The medical establishment has praised the decision to put the case before international scientific scrutiny while complementary medicine proponents welcomed the chance for “fair” assessments.
The government’s proposal also includes provisions to increase research and training in the field. In addition to the reimbursement of treatment costs, diplomas for non-medical practitioners of alternative therapies will be recognised. There will also be more collaboration between alternative and classical medicine and increased research.
In Switzerland, the support for homeopathy has been so strong that two-thirds of Swiss have backed its inclusion on the constitutional list of paid health services. Hansueli Albonico, president of the Union of Associations of Swiss Physicians for Complementary Medicine, noted that practitioners were “confident” in the outcome based on “solid facts from existing scientific studies – of which we already have 2,000 clinical trials”. Especially, if these contribute to a “fair assessment”.

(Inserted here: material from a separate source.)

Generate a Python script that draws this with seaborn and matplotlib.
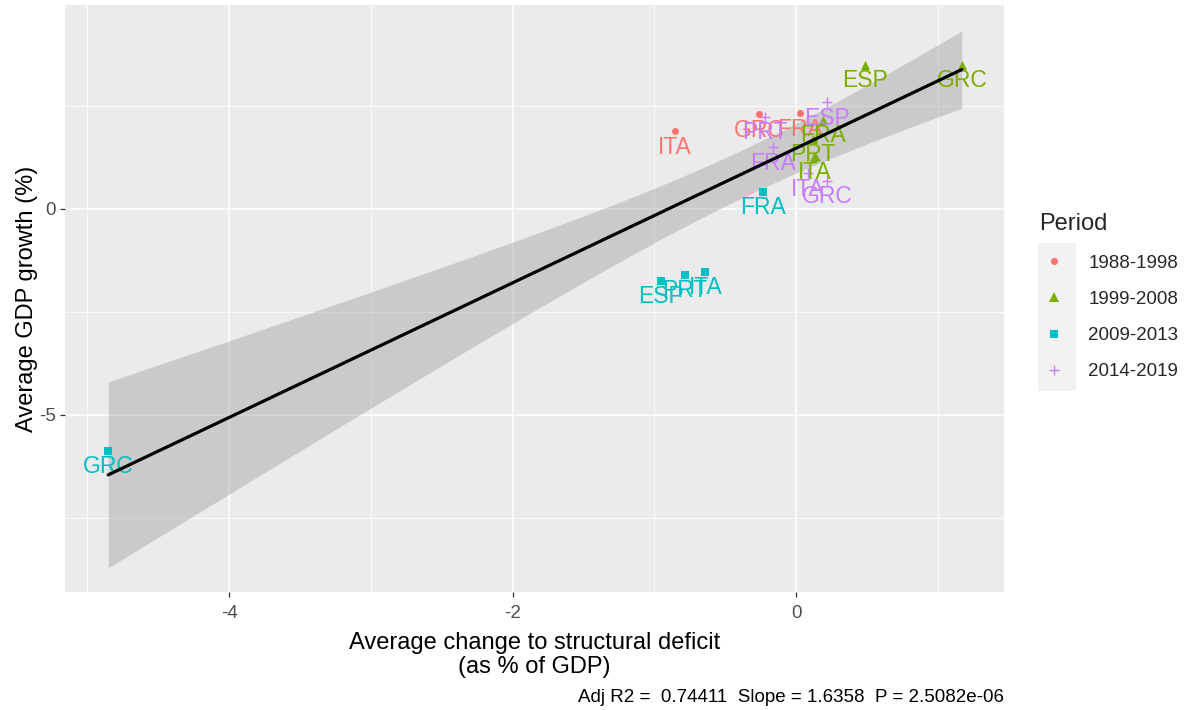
import numpy as np
import pandas as pd
import matplotlib
matplotlib.use("Agg")
import matplotlib.pyplot as plt
import seaborn as sns
from matplotlib.patches import Rectangle
from matplotlib.lines import Line2D
from matplotlib.ticker import FixedLocator

# ---------------- data ----------------
periods = ["1988-1998", "1999-2008", "2009-2013", "2014-2019"]

p1_countries = ["ITA", "GRC", "FRA"]
p1_deficit = [-0.854, -0.26, 0.028]
p1_growth = [1.89, 2.30, 2.32]

p2_countries = ["ESP", "GRC", "FRA", "PRT", "ITA"]
p2_deficit = [0.489, 1.169, 0.19, 0.12, 0.13]
p2_growth = [3.50, 3.50, 2.16, 1.70, 1.26]

p3_countries = ["ESP", "PRT", "ITA", "FRA", "GRC"]
p3_deficit = [-0.955, -0.783, -0.64, -0.23, -4.852]
p3_growth = [-1.74, -1.60, -1.52, 0.42, -5.87]

p4_countries = ["ESP", "PRT", "FRA", "ITA", "GRC"]
p4_deficit = [0.216, -0.219, -0.16, 0.085, 0.22]
p4_growth = [2.59, 2.24, 1.50, 0.87, 0.68]

caption = "Adj R2 =  0.74411  Slope = 1.6358  P = 2.5082e-06"
x_title = "Average change to structural deficit\n(as % of GDP)"
y_title = "Average GDP growth (%)"
legend_title = "Period"

rows = []
for per, cs, xs, ys in [
    (periods[0], p1_countries, p1_deficit, p1_growth),
    (periods[1], p2_countries, p2_deficit, p2_growth),
    (periods[2], p3_countries, p3_deficit, p3_growth),
    (periods[3], p4_countries, p4_deficit, p4_growth),
]:
    for c, x, y in zip(cs, xs, ys):
        rows.append({"Country": c, "Period": per, "deficit": x, "growth": y})
df = pd.DataFrame(rows)

# ---------------- style ----------------
colors = dict(zip(periods, ["#F8766D", "#7CAE00", "#00BFC4", "#C77CFF"]))
markers = dict(zip(periods, ["o", "^", "s", "+"]))
sizes = dict(zip(periods, [26, 44, 26, 56]))

sns.set_theme(style="darkgrid")
plt.rcParams["font.family"] = ["Liberation Sans", "DejaVu Sans"]
plt.rcParams["axes.unicode_minus"] = False

W, H = 1189, 710
fig = plt.figure(figsize=(W / 100, H / 100), dpi=100)
ax = fig.add_axes([65 / W, 1 - 592 / H, (1004 - 65) / W, (592 - 5) / H])
ax.set_facecolor("#EBEBEB")

# regression (OLS with analytic 95% CI)
x = df["deficit"].to_numpy()
y = df["growth"].to_numpy()
n = len(x)
slope, intercept = np.polyfit(x, y, 1)
resid = y - (slope * x + intercept)
s_err = np.sqrt(np.sum(resid ** 2) / (n - 2))
xm = x.mean()
sxx = np.sum((x - xm) ** 2)
T975 = 2.120  # t quantile, df = 16
xs = np.linspace(x.min(), x.max(), 100)
yfit = slope * xs + intercept
half = T975 * s_err * np.sqrt(1 / n + (xs - xm) ** 2 / sxx)
ax.fill_between(xs, yfit - half, yfit + half, color="#999999", alpha=0.4, lw=0, zorder=2)

# points
for per in periods:
    sub = df[df["Period"] == per]
    if markers[per] == "+":
        sns.scatterplot(data=sub, x="deficit", y="growth", ax=ax, color=colors[per],
                        marker="+", s=sizes[per], linewidth=1.0, legend=False, zorder=3)
    else:
        sns.scatterplot(data=sub, x="deficit", y="growth", ax=ax, color=colors[per],
                        marker=markers[per], s=sizes[per], linewidth=0, legend=False, zorder=3)

# labels
for _, r in df.iterrows():
    ax.annotate(r["Country"], (r["deficit"], r["growth"]), xytext=(0, -11.5),
                textcoords="offset points", ha="center", va="center",
                color=colors[r["Period"]], fontsize=16.5, zorder=4)

sns.lineplot(x=xs, y=yfit, ax=ax, color="black", lw=2.3, zorder=5)

# axes
ax.set_xlim(-5.157, 1.467)
ax.set_ylim(-9.30, 4.95)
ax.xaxis.set_major_locator(FixedLocator([-4, -2, 0]))
ax.xaxis.set_minor_locator(FixedLocator([-5, -3, -1, 1]))
ax.yaxis.set_major_locator(FixedLocator([-5, 0]))
ax.yaxis.set_minor_locator(FixedLocator([-7.5, -2.5, 2.5]))
ax.grid(which="major", color="white", lw=1.1)
ax.grid(which="minor", color="white", lw=0.55)
ax.set_axisbelow(True)
for sp in ax.spines.values():
    sp.set_visible(False)
ax.tick_params(which="major", length=3.5, width=0.9, color="#333333",
               labelsize=13.5, labelcolor="#4D4D4D", pad=3, bottom=True, left=True)
ax.tick_params(axis="x", which="major", pad=6)
ax.tick_params(which="minor", length=0, bottom=False, left=False)
ax.set_xlabel(x_title, fontsize=17, color="black", labelpad=7, linespacing=1.15)
ax.set_ylabel(y_title, fontsize=17, color="black", labelpad=1)

# legend
fig.patches.append(Rectangle((1038 / W, 1 - 391 / H), 38 / W, 148 / H,
                             transform=fig.transFigure, facecolor="#F2F2F2",
                             edgecolor="none", zorder=0))
handles = []
for per in periods:
    if markers[per] == "+":
        h = Line2D([], [], ls="none", marker="+", color=colors[per], ms=np.sqrt(sizes[per]), mew=1.0)
    else:
        h = Line2D([], [], ls="none", marker=markers[per], color=colors[per],
                   ms=np.sqrt(sizes[per]), mew=0)
    handles.append(h)
leg = fig.legend(handles, periods, loc="upper left", bbox_to_anchor=(1030 / W, 1 - 204 / H),
                 frameon=False, title=legend_title, fontsize=13.5, title_fontsize=17,
                 handlelength=1.6, handletextpad=1.0, labelspacing=1.02, alignment="left",
                 borderpad=0.0)

fig.text(1004 / W, 1 - 697 / H, caption, ha="right", va="center", fontsize=13.5, color="black")

fig.savefig("out.png", dpi=100)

Switzerland has more complementary medicine practitioners per capita than anywhere else in the world – 17,200 registered with health insurers – this is largely due to the coverage of complementary medicine within insurance packages. Albonico, said it makes sense for the next step to widen the terms of reference for medicine.
As well as Homeopathy, the other therapies now covered by basic compulsory insurance are: holistic medicine, neural therapy, herbal medicine, and Traditional Chinese medicine (including acupuncture, chinese herbal medicine, massage, exercise and nutrition).
Australian Homeopath, Lesley Greig has worked in Switzerland as a homeopath. Her experience was that the public could only claim homeopathic treatments on their basic compulsory insurance if the prescriber is a doctor. However, more private health fund providers offer packages, which include homeopathy, than what is generally on offer in Australia.
Lesley also found that the regulations were stricter than in Australia – when applying for Homeopathic status and when supplying the remedies. The general consensus within Switzerland seems to be very accepting of homeopathy. It is not questioned and you can readily find a homeopath in many pharmacies.